Below are records; reproduce exactly the lines from the one that has "Write the Apache ECharts code for this chart." through the one that has "const catShift = [10, -4, 9, 28, 2];", ends included, and nothing more.

Data extract
• • • • • • •
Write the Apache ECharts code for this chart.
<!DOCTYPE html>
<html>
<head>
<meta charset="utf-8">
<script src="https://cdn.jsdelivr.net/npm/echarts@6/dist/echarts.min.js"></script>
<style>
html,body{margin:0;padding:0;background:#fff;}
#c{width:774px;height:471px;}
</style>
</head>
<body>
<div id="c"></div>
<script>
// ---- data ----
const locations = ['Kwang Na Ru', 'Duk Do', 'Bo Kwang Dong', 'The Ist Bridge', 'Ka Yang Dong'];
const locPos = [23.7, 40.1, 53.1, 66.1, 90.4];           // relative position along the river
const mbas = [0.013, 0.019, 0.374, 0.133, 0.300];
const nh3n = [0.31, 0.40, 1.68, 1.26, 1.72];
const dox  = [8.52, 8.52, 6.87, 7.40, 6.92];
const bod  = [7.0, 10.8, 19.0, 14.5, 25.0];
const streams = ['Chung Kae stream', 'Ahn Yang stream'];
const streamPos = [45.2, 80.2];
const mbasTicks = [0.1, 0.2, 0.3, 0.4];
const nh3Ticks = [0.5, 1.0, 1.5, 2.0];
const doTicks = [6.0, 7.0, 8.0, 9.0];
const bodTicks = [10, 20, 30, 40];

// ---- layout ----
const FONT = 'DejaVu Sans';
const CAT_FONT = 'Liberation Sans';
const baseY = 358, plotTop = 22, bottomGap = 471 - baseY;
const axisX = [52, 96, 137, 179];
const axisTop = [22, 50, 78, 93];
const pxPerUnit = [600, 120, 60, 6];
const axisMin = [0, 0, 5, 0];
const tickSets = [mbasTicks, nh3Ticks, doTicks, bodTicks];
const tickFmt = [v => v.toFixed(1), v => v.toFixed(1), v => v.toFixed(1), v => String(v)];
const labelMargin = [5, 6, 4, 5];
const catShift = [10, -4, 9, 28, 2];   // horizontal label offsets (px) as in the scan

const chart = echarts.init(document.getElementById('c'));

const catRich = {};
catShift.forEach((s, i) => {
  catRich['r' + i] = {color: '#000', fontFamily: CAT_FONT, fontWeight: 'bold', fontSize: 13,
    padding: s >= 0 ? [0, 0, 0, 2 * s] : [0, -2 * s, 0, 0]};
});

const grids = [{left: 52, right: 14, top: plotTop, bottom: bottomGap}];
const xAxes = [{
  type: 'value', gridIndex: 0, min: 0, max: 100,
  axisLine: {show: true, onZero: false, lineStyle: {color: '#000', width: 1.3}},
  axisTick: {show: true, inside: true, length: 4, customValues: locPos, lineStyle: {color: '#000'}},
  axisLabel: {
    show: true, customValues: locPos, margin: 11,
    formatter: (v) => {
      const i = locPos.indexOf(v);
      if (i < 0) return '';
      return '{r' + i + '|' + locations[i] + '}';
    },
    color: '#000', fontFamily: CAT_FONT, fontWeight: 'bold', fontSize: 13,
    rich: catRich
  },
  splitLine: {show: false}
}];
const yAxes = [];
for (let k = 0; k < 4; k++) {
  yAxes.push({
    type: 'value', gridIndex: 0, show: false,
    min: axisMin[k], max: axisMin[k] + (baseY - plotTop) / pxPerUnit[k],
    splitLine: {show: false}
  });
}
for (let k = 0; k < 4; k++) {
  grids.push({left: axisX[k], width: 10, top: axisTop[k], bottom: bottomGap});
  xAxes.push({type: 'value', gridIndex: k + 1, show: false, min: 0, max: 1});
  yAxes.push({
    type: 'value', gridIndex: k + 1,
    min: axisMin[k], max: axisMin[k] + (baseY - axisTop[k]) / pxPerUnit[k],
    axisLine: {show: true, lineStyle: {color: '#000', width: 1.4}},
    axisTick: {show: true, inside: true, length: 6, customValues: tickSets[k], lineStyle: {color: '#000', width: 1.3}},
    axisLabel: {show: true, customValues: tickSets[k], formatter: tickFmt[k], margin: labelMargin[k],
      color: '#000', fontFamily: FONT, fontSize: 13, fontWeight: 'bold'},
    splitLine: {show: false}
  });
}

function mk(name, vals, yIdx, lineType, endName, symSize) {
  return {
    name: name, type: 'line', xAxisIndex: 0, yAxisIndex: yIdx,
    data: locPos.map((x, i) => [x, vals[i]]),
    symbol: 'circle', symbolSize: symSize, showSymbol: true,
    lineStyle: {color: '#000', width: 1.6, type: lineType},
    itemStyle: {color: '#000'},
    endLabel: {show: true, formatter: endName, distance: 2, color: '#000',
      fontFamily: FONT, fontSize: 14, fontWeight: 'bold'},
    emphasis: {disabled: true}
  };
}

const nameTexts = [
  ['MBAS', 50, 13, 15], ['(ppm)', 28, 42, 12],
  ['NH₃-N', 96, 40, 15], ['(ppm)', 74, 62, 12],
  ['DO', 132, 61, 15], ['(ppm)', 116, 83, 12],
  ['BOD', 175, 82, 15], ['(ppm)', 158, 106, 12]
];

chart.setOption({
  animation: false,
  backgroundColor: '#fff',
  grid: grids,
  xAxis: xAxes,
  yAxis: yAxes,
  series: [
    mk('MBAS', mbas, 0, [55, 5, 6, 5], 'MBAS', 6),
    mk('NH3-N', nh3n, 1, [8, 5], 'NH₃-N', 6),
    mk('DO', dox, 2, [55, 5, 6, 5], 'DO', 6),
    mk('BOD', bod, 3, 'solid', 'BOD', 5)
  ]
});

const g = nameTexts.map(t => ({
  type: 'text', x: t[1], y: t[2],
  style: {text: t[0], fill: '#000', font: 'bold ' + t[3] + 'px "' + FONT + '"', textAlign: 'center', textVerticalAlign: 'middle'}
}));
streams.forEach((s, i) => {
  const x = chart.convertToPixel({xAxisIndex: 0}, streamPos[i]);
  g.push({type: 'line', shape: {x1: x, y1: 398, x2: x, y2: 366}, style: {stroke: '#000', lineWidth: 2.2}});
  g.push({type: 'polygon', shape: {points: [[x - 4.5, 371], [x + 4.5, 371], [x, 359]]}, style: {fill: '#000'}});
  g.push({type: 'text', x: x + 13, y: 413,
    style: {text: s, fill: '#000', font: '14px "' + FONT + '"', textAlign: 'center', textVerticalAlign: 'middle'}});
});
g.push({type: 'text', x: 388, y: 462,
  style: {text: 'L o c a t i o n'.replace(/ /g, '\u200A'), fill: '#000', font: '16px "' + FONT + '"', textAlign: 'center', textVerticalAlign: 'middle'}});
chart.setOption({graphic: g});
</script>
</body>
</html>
• • • • • • •
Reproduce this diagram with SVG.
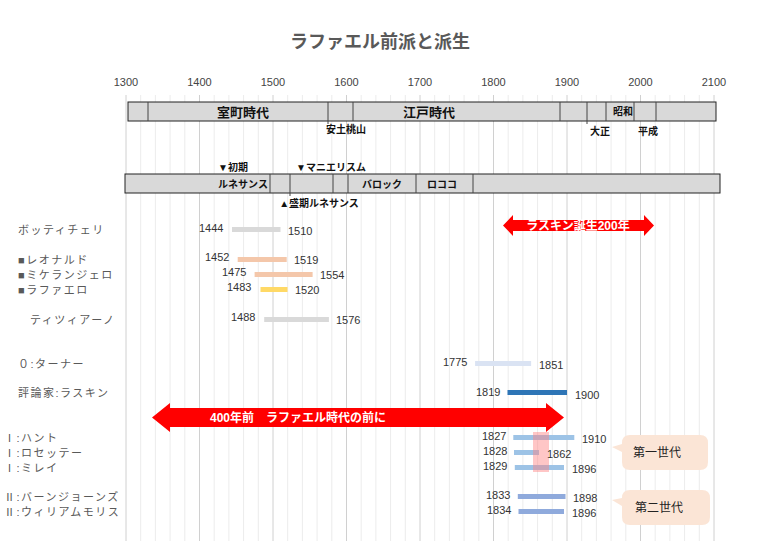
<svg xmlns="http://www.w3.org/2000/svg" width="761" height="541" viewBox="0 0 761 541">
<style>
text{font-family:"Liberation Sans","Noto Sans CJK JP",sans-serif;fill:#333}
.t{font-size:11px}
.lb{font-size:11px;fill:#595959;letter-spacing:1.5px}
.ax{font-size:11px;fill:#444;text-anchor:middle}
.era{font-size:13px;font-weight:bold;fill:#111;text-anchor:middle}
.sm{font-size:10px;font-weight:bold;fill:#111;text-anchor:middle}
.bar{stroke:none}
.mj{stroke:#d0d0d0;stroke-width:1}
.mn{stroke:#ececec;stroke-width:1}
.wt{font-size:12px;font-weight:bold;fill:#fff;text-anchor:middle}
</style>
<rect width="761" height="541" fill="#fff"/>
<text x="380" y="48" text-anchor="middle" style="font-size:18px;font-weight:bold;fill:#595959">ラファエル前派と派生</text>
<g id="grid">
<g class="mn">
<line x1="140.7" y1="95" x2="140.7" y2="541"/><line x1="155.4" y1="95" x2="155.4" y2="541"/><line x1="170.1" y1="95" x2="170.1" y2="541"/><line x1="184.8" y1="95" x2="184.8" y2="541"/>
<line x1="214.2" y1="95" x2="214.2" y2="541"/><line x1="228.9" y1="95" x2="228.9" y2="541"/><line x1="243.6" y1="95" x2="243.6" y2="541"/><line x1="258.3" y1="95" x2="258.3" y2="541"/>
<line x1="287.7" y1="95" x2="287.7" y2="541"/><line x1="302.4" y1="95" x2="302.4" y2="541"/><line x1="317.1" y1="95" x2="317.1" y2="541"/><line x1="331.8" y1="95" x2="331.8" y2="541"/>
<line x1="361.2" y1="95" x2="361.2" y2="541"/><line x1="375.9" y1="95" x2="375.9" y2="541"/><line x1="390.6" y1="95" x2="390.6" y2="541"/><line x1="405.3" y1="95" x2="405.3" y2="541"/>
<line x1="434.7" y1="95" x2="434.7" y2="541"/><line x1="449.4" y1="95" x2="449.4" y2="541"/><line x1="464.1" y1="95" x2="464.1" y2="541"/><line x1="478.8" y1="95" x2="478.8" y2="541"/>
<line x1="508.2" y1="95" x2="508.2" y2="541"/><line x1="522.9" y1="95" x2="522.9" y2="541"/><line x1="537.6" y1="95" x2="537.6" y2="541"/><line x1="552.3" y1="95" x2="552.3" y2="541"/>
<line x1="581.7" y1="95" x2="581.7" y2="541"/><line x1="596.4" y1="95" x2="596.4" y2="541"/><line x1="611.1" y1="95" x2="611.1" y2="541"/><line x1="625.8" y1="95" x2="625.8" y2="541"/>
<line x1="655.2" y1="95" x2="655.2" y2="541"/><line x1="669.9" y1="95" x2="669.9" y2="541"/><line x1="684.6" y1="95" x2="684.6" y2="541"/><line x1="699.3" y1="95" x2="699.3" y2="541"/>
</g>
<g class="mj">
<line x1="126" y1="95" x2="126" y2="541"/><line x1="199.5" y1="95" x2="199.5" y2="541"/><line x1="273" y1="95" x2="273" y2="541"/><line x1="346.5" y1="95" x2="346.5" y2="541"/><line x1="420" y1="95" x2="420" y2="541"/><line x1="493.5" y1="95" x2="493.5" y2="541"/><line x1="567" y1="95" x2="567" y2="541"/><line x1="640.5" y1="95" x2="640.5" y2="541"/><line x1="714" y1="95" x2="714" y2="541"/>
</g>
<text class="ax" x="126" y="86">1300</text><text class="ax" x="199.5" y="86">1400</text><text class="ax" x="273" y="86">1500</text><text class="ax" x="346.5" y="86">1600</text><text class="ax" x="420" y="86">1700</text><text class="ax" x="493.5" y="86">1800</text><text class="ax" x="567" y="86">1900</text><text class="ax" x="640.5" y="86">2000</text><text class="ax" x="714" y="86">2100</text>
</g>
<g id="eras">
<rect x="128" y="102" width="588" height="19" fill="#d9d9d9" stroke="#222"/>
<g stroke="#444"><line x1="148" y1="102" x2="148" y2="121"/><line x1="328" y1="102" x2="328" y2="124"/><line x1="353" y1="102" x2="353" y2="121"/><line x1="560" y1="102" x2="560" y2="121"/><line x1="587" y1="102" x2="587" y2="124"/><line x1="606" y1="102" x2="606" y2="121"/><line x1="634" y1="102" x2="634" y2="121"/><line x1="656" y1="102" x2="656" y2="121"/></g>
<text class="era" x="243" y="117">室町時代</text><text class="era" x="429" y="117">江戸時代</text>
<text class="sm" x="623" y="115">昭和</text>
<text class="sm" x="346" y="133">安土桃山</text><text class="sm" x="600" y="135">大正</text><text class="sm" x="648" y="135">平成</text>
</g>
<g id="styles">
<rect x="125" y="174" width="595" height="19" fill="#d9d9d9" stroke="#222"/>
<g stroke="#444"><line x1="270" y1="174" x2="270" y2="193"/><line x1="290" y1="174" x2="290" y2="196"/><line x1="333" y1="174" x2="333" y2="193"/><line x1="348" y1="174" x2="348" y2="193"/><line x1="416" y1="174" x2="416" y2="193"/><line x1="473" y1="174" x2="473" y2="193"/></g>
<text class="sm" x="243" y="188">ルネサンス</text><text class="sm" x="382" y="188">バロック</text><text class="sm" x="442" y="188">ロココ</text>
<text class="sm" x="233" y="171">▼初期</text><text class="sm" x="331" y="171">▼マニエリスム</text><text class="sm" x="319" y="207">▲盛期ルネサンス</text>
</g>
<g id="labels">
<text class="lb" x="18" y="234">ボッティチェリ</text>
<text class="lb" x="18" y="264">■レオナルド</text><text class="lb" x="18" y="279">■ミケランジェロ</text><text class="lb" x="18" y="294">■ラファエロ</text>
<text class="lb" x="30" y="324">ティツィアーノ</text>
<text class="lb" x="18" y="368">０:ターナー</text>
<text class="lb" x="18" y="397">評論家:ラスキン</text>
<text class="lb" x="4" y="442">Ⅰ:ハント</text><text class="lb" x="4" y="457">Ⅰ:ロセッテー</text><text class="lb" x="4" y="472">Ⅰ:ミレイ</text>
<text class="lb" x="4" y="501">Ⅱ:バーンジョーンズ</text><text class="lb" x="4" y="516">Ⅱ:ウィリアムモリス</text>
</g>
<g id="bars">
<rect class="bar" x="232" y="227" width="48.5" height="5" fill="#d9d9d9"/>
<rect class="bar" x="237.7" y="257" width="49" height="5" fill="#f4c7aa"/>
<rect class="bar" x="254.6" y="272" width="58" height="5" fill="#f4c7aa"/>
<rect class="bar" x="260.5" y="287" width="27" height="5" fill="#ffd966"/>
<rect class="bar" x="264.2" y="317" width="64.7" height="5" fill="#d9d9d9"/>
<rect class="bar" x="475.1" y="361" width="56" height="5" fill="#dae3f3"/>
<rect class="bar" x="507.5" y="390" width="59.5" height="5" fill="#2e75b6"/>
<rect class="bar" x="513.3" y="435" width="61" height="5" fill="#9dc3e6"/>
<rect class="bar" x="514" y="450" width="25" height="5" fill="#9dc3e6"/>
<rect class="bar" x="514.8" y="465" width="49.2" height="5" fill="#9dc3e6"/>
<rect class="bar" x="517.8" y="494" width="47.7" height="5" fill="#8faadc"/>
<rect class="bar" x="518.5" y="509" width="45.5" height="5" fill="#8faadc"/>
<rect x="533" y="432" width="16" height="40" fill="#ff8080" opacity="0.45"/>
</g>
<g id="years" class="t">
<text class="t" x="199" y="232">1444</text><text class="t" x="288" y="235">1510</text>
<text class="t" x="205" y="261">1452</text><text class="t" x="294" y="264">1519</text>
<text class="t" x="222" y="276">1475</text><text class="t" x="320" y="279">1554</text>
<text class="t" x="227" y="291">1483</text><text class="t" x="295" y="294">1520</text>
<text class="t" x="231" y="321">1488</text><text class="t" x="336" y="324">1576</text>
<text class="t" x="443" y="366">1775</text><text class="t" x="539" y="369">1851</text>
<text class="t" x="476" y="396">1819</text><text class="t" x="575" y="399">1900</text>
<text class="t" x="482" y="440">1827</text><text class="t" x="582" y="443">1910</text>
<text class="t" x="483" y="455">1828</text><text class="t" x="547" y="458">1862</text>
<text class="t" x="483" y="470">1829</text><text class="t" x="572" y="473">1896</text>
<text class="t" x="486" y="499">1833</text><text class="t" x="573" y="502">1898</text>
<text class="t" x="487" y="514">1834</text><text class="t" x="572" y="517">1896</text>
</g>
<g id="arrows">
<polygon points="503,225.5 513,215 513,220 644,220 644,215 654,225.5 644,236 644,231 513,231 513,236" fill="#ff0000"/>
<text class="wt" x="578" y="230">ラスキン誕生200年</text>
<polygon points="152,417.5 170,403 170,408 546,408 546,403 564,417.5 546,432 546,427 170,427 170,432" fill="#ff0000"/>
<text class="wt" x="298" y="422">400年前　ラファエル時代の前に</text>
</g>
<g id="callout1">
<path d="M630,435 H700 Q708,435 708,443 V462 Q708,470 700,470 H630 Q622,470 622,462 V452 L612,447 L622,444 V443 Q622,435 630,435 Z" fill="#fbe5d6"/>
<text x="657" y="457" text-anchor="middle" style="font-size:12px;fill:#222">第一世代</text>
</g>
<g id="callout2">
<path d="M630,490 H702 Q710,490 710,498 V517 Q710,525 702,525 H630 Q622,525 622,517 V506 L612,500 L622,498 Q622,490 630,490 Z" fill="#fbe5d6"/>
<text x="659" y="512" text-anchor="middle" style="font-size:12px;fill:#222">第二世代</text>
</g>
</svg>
• • • • • • •
In response
Write the Apache ECharts code for this chart.
<!DOCTYPE html>
<html>
<head>
<meta charset="utf-8">
<script src="https://cdn.jsdelivr.net/npm/echarts@6/dist/echarts.min.js"></script>
<style>
html,body{margin:0;padding:0;background:#fff;}
#c{width:774px;height:471px;}
</style>
</head>
<body>
<div id="c"></div>
<script>
// ---- data ----
const locations = ['Kwang Na Ru', 'Duk Do', 'Bo Kwang Dong', 'The Ist Bridge', 'Ka Yang Dong'];
const locPos = [23.7, 40.1, 53.1, 66.1, 90.4];           // relative position along the river
const mbas = [0.013, 0.019, 0.374, 0.133, 0.300];
const nh3n = [0.31, 0.40, 1.68, 1.26, 1.72];
const dox  = [8.52, 8.52, 6.87, 7.40, 6.92];
const bod  = [7.0, 10.8, 19.0, 14.5, 25.0];
const streams = ['Chung Kae stream', 'Ahn Yang stream'];
const streamPos = [45.2, 80.2];
const mbasTicks = [0.1, 0.2, 0.3, 0.4];
const nh3Ticks = [0.5, 1.0, 1.5, 2.0];
const doTicks = [6.0, 7.0, 8.0, 9.0];
const bodTicks = [10, 20, 30, 40];

// ---- layout ----
const FONT = 'DejaVu Sans';
const CAT_FONT = 'Liberation Sans';
const baseY = 358, plotTop = 22, bottomGap = 471 - baseY;
const axisX = [52, 96, 137, 179];
const axisTop = [22, 50, 78, 93];
const pxPerUnit = [600, 120, 60, 6];
const axisMin = [0, 0, 5, 0];
const tickSets = [mbasTicks, nh3Ticks, doTicks, bodTicks];
const tickFmt = [v => v.toFixed(1), v => v.toFixed(1), v => v.toFixed(1), v => String(v)];
const labelMargin = [5, 6, 4, 5];
const catShift = [10, -4, 9, 28, 2];   // horizontal label offsets (px) as in the scan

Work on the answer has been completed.